US President Barack Obama has said defeating Islamic State in Syria would only be possible if President Bashar al-Assad stepped down, and that the fight against the group will take time.
He pledged to use all possible tools – military, intelligence and economic – to defeat IS, but acknowledged the group was continuing to expand.
He was speaking at a summit in New York about tackling IS.
Earlier, the US said it was imposing new sanctions on IS figures.
Mr Obama said IS had taken root in Syria and Iraq, and that defeating the group required “a new [Syrian] leader and an inclusive government that united the Syrian people in the fight against terrorist groups”.
“This is not a conventional battle. This is a long-term campaign – not only against this particular network, but against its ideology,” he added.
Speaking at the summit, UK Prime Minister David Cameron said the UK would “continue to support the transition in Syria…that we need to see so badly”.
He earlier told CBS television that getting rid of IS also meant getting rid of President Assad: “The point I’m making is Assad is one of the recruiting sergeants for ISIL. Because of what he’s done to his people, that is one of the reasons why people are flocking to ISIL to fight with ISIL.”
Also on Tuesday, the US imposed sanctions and penalties on 35 individuals and groups as foreign terrorist fighters – a designation that automatically incurs penalties and aims to cut off their sources of financing.
The individuals targeted come from a wide range of countries in what is seen as an effort to highlight the global nature of the threat from Islamic State, says the BBC’s Barbara Plett Usher in New York.
Two British nationals are on the list. One is named as Nasser Muthana, originally from Cardiff, who admitted in an IS video that he had fought in battles in Syria.
The other is Sally Jones, the wife of an IS hacker killed recently in a US drone strike in Syria.
IS foreign fighters
A US Congressional report released on Tuesday says more than 25,000 foreign fighters, including at least 4,500 Westerners, have joined IS and other militant groups in Syria and Iraq.
Most foreign fighters come from Tunisia, Saudi Arabia and other Arab countries, but there is an increasing number of Europeans too – and more than 250 Americans.
The report says several dozen of them have made their way back to the US.
Russia, which is president of the UN Security Council for the month, will chair its own meeting on Wednesday on countering extremism.
On Tuesday, Russia criticised the US counter-terrorism summit at the United Nations, calling it disrespectful.
“This initiative seriously undermines UN efforts in this direction,” Russia’s UN envoy Vitaly Churkin was quoted as saying by Russian news agencies.
Separately, France’s foreign minister said Russia had talked a lot about striking IS, but had not yet taken any concrete action against the group.
“You have to look at who is doing what.
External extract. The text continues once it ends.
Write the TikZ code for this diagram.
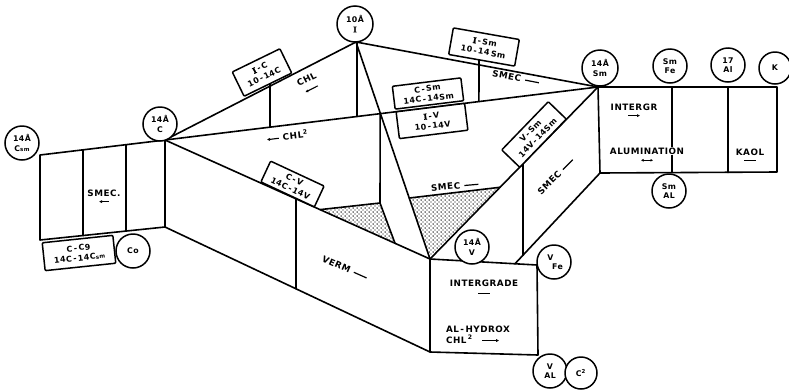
\documentclass[tikz,border=0pt]{standalone}
\usepackage{fontspec}
\setmainfont{DejaVu Sans}[LetterSpace=6]
\newfontfamily\serI{DejaVu Serif}[FakeBold=1.5]
\usetikzlibrary{patterns.meta,calc,arrows.meta}
\newcommand{\RI}{{\serI I}}
\newcommand{\myR}[1]{\tikz[baseline=-0.6ex]\draw[line width=1.1pt,-{Latex[length=3pt,width=3.2pt]}](0pt,0pt)--(#1,0pt);}
\newcommand{\myL}[1]{\tikz[baseline=-0.6ex]\draw[line width=1.1pt,{Latex[length=3pt,width=3.2pt]}-](0pt,0pt)--(#1,0pt);}
\newcommand{\myLR}[1]{\tikz[baseline=-0.6ex]\draw[line width=1.1pt,{Latex[length=2.5pt,width=3pt]}-{Latex[length=2.5pt,width=3pt]}](0pt,0pt)--(#1,0pt);}
\newcommand{\myD}[1]{\tikz[baseline=-0.6ex]\draw[line width=1.2pt](0pt,0pt)--(#1,0pt);}
\tikzdeclarepattern{
  name=stip,
  type=colored,
  bottom left={(-.1pt,-.1pt)},
  top right={(4.1pt,4.1pt)},
  tile size={(4pt,4pt)},
  code={\fill[black] (1pt,1pt) circle (0.75pt); \fill[black] (3pt,3pt) circle (0.6pt);}
}
\begin{document}
\begin{tikzpicture}[x=1pt,y=-1pt,
  ln/.style={line width=1.6pt,line join=round,line cap=round},
  cir/.style={circle,draw,line width=1.5pt,fill=white,minimum size=34pt,inner sep=0pt,align=center,font=\fontsize{7.8}{9.4}\selectfont\bfseries},
  tagbox/.style={draw,line width=1.5pt,fill=white,rounded corners=1pt,align=center,inner sep=1pt,font=\fontsize{8}{10}\selectfont\bfseries},
  lab/.style={font=\fontsize{8.8}{10.5}\selectfont\bfseries,align=center,inner sep=1pt},
  dotfill/.style={pattern=stip}]
\useasboundingbox (0,0) rectangle (789,389);
% hubs
\coordinate (C) at (165,140);
\coordinate (I) at (356,42);
\coordinate (S) at (598,87);
\coordinate (V) at (430,259);
% left block
\coordinate (Lt) at (40,155);
\coordinate (Lb) at (40,240);
\coordinate (Cb) at (165,227);
% intergrade box
\coordinate (Tr) at (537,265);
\coordinate (Br) at (538,355);
\coordinate (Bl) at (430,352);
% right box
\coordinate (Rt) at (777,87);
\coordinate (Rr) at (777,172);
\coordinate (Rb) at (600,173);
% auxiliary points
\coordinate (P1) at ($(I)!0.327!(V)$);
\coordinate (P2) at (380,203);
\coordinate (T1a) at ($(C)!0.585!(V)$);
\coordinate (T1c) at ($(C)!0.868!(V)$);
\coordinate (T2a) at ($(I)!0.719!(V)$);
\coordinate (T2b) at ($(S)!0.583!(V)$);
\coordinate (Q) at ($(V)!0.794!(Tr)$);
% stippled triangles
\fill[dotfill] (T1a) -- (P2) -- (T1c) -- cycle;
\fill[dotfill] (T2a) -- (T2b) -- (V) -- cycle;
% left block
\draw[ln] (Lt) -- (C) -- (Cb) -- (Lb) -- cycle;
\draw[ln] ($(Lt)!0.344!(C)$) -- ($(Lb)!0.344!(Cb)$);
\draw[ln] ($(Lt)!0.688!(C)$) -- ($(Lb)!0.688!(Cb)$);
% lower face
\draw[ln] (C) -- (V);
\draw[ln] (Cb) -- (Bl);
\draw[ln] ($(C)!0.494!(V)$) -- ($(Cb)!0.494!(Bl)$);
\draw[ln] (V) -- (Tr) -- (Br) -- (Bl) -- cycle;
% upper fan
\draw[ln] (C) -- (I);
\draw[ln] (C) -- (S);
\draw[ln] (I) -- (S);
\draw[ln] (I) -- (V);
\draw[ln] (S) -- (V);
\draw[ln] (357,43) -- ($(C)!0.4434!(S)$);
\draw[ln] (P1) -- (P2);
\draw[ln] (T1a) -- (P2) -- (T1c);
\draw[ln] (T2a) -- (T2b);
\draw[ln] (270,80) -- ($(C)!0.2425!(S)$);
\draw[ln] (479,55) -- ($(C)!0.725!(S)$);
% lower smec face
\draw[ln] (Rb) -- (Q);
\draw[ln] (523,160) -- ($(Rb)!0.906!(Q)$);
% right box
\draw[ln] (S) -- (Rt) -- (Rr) -- (Rb) -- cycle;
\draw[ln] (672,87) -- (672,172.5);
\draw[ln] (728,87) -- (728,172.5);
% boxes on lines
\node[tagbox,rotate=26,minimum width=53pt,minimum height=27pt] (bIC) at (262,72.5) {\RI\,-\,C\\10\,-\,14C};
\node[tagbox,rotate=-10,minimum width=67pt,minimum height=27pt] (bISm) at (484,47) {\RI\,-\,Sm\\10\,-\,14\,Sm};
\node[tagbox,rotate=7,minimum width=69pt,minimum height=23pt] (bCSm) at (428,93.5) {C\,-\,Sm\\14C\,-\,14Sm};
\node[tagbox,rotate=7,minimum width=69pt,minimum height=27pt] (bIV) at (432,121) {\RI\,-\,V\\10\,-\,14V};
\node[tagbox,rotate=46,minimum width=67pt,minimum height=25pt] (bVSm) at (534,134.5) {V\,-\,Sm\\14V\,-\,14Sm};
\node[tagbox,rotate=-25,minimum width=59pt,minimum height=23pt] (bCV) at (292.5,184) {C\,-\,V\\14C\,-\,14V};
\node[tagbox,rotate=6,minimum width=71pt,minimum height=28pt] (bCC) at (79,253) {C\,-\,C9\\14C\,-\,14C{\fontsize{5.5}{5.5}\selectfont sm}};
% labels
\node[lab,rotate=27] (lCHL) at (309,84) {CHL\\\myL{14pt}};
\node[lab,rotate=7] (lCHL2) at (287,136) {\myL{12pt}\ CHL\textsuperscript{2}};
\node[lab,rotate=-11] (lSM1) at (516,78) {SMEC\ \myD{14pt}};
\node[lab,rotate=5] (lSM2) at (455,186) {SMEC\ \myD{14pt}};
\node[lab,rotate=45] (lSM3) at (556,176) {SMEC\ \myD{14pt}};
\node[lab,rotate=-24] (lVERM) at (345,268) {VERM\ \myD{14pt}};
\node[lab] (lSM4) at (104,197) {SMEC.\\[-2pt]\myL{10pt}};
\node[lab] (lIG) at (484,288) {INTERGRADE\\[-1pt]\myD{12pt}};
\node[lab,align=left] (lAH) at (478,335) {AL\,-\,HYDROX\\CHL\,\textsuperscript{2}\quad\myR{17pt}};
\node[lab] (lIGR) at (634,111) {INTERGR\\[-2pt]\myR{12pt}};
\node[lab,fill=white,inner sep=0.5pt] (lAL) at (647,151) {ALUMINATION};
\node[lab] (lALa) at (647,161) {\myLR{12pt}};
\node[lab] (lKAO) at (750,156) {KAOL\\[-2pt]\myD{12pt}};
% circles
\node[cir] (c14Csm) at (22,143) {14Å\\C{\fontsize{5.5}{5.5}\selectfont sm}};
\node[cir] (c14C) at (160,124) {14Å\\C};
\node[cir,minimum size=36pt] (c10I) at (355,24) {10Å\\\RI};
\node[cir,minimum size=36pt] (c14Sm) at (600,68) {14Å\\Sm};
\node[cir] (cSmFe) at (670,66) {Sm\\Fe};
\node[cir] (c17Al) at (728,65) {17\\Al};
\node[cir,minimum size=32pt] (cK) at (775,68) {K};
\node[cir] (cSmAL) at (669,191) {Sm\\AL};
\node[cir] (c14V) at (472,247) {14Å\\V};
\node[cir] (cVFe) at (554,262) {V\kern7pt\\\kern7pt Fe};
\node[cir] (cVAL) at (550,371) {V\\AL};
\node[cir,minimum size=32pt] (cC2) at (581,373) {C\textsuperscript{2}};
\node[cir] (cCo) at (133,251) {Co};
\end{tikzpicture}
\end{document}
The international community is striking Daesh [IS]. France is striking Daesh. The Russians, for the time being, are not at all,” Laurent Fabius told a news conference in New York.
“If one is against the terrorists, it is not abnormal to strike the terrorists,” he added.
On Monday, Mr Obama met Russian President Vladimir Putin on the sidelines of the UNGA to discuss the Syrian war.
The US and Russian leaders have long differed on Syria. The US and France say Syria’s President Bashar al-Assad must go, while Russia has been a staunch ally of the regime in Damascus and has recently stepped up military support.
What’s the human cost?
More than 250,000 Syrians have been killed and a million injured in four-and-a-half years of armed conflict, which began with anti-government protests before escalating into a full-scale civil war.
And the survivors?
More than 11 million others have been forced from their homes, four million of them abroad, as forces loyal to President Assad and those opposed to his rule battle each other – as well as jihadist militants from IS. Growing numbers of refugees are going to Europe.
How has the world reacted?
Regional and world powers have also been drawn into the conflict. Iran and Russia, along with Lebanon’s Hezbollah movement, are propping up the Alawite-led government. Turkey, Saudi Arabia and Qatar are backing the Sunni-dominated opposition, along with the US, UK and France.
A US-led coalition has been carrying out air strikes against IS in Syria and Iraq for more than a year.
The UK announced this month it had carried out a drone strike against two British citizens in Syria, but has yet to fly manned operations in Syrian airspace.
Over the weekend, France confirmed its first air strikes against IS targets. A number of other countries, including Australia, Canada and Jordan, have also conducted bombing missions.